Speech recognition is a technology that allows computers to understand and process human speech. It involves the conversion of spoken language into text or commands that a machine can interpret. This process typically includes several stages, such as capturing audio input through a microphone, analyzing the sound waves, and converting them into textual data using algorithms designed to recognize speech patterns. The goal is to enable interaction between humans and machines through natural language.
At its core, speech recognition relies on complex algorithms and models that have been trained on vast amounts of voice data. These models learn the nuances of different accents, dialects, and speech variations, allowing them to understand a wide range of spoken input. For instance, popular speech recognition systems like Siri, Google Assistant, and Amazon Alexa use these technologies to interpret user commands, allowing for hands-free operation of devices, information retrieval, and various smart home functions. Developers working with speech recognition APIs can integrate this functionality into their applications, enhancing user experience by providing voice interaction capabilities.

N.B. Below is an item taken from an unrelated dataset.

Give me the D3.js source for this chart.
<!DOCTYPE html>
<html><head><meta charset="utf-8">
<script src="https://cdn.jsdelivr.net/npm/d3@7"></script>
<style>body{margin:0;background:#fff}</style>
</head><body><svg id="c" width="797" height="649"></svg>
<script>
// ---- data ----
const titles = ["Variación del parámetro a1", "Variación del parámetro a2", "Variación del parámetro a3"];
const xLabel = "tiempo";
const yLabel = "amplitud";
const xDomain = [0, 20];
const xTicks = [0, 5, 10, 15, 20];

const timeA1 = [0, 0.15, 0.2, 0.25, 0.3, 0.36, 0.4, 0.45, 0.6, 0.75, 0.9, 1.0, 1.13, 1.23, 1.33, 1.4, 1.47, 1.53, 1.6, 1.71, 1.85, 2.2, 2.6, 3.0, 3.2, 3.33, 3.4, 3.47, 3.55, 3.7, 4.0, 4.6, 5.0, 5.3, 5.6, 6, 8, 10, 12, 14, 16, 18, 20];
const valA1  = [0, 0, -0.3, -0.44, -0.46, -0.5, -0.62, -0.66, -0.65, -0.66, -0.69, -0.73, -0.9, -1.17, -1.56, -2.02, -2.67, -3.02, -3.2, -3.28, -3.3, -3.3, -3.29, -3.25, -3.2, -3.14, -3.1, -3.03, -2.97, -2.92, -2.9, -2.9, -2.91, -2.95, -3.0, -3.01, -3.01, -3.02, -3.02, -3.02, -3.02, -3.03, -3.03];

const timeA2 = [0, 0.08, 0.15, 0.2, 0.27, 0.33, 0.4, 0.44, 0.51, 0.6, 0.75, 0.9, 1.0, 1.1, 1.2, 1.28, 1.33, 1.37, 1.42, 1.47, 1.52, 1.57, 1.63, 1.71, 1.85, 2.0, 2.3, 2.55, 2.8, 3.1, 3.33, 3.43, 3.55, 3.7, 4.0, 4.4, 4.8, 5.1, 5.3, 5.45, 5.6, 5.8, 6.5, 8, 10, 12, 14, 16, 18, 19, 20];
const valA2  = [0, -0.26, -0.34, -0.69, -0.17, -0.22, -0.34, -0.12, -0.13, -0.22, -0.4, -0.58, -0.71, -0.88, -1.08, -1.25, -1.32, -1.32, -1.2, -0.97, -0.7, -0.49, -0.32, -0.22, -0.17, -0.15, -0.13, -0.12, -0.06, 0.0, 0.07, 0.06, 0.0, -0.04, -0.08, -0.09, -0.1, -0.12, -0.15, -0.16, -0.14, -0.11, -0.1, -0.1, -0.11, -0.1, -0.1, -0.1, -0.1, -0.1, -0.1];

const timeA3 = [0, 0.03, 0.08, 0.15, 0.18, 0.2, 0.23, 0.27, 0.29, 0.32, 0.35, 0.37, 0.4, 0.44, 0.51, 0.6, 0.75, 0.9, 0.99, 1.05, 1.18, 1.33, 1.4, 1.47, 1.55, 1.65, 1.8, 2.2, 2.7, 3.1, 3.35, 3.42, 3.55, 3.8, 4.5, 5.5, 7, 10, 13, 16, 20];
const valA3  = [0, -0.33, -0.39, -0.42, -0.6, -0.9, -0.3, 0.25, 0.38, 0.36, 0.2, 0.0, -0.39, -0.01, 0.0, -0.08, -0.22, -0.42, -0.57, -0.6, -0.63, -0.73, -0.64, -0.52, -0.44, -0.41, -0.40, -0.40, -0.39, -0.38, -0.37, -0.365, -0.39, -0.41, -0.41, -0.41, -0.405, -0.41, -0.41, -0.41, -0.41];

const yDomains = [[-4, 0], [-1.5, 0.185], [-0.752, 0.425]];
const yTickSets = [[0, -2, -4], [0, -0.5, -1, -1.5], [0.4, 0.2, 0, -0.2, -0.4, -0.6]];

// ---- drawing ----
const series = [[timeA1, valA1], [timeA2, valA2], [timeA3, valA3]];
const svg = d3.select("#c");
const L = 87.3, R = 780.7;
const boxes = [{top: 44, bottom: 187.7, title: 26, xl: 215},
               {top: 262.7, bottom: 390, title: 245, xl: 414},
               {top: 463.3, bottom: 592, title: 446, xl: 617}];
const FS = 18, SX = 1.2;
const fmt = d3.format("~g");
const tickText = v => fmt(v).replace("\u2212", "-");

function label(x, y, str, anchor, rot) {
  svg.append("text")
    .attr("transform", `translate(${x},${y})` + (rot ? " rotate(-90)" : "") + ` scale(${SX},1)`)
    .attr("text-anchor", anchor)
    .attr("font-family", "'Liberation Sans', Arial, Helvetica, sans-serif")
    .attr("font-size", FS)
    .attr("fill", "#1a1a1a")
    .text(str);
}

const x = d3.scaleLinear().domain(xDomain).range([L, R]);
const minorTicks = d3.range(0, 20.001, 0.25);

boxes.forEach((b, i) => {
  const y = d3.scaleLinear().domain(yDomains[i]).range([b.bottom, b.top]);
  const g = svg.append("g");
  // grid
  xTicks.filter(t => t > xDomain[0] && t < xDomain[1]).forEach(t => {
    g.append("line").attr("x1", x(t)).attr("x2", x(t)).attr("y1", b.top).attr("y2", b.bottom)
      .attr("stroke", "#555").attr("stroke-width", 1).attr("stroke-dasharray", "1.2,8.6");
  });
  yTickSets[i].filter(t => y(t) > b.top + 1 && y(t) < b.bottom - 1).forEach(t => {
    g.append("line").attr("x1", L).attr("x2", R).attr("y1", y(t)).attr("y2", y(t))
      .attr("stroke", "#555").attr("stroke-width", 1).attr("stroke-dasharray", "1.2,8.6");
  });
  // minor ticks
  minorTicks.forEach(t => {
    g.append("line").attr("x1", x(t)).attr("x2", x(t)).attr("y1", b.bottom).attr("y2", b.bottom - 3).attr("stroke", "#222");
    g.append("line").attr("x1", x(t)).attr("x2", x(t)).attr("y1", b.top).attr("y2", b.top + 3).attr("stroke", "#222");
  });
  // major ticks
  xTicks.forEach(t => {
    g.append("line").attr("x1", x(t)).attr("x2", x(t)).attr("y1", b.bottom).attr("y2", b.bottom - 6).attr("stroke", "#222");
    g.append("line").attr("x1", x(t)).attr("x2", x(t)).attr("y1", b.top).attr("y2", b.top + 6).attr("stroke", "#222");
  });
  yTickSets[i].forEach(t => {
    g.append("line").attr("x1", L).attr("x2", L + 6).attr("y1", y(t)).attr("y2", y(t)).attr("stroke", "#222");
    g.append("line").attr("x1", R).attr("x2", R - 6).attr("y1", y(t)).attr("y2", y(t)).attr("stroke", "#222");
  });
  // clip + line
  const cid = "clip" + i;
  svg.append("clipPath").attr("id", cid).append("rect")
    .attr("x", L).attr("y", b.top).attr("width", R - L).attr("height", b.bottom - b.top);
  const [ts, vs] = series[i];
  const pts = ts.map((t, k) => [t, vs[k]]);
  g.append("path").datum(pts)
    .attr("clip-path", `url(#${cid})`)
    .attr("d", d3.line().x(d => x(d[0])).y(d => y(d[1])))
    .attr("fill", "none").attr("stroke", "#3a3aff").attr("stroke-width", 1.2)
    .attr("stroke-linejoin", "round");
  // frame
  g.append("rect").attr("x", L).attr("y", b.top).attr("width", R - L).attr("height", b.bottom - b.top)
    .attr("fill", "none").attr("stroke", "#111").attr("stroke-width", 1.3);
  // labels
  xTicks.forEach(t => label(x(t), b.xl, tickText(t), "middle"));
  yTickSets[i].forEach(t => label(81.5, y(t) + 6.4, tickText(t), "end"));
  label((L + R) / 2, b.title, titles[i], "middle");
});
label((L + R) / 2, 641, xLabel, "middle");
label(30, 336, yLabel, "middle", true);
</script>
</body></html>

Implementing speech recognition can involve various considerations, including ensuring accuracy and minimizing errors in noisy environments. Developers may need to choose between different speech recognition libraries or services, each with its own strengths and limitations. Popular frameworks for building speech recognition features include Google's Speech-to-Text API and open-source libraries like Mozilla’s DeepSpeech. By understanding the underlying principles and available tools, developers can create applications that leverage speech recognition to improve interaction between users and technology.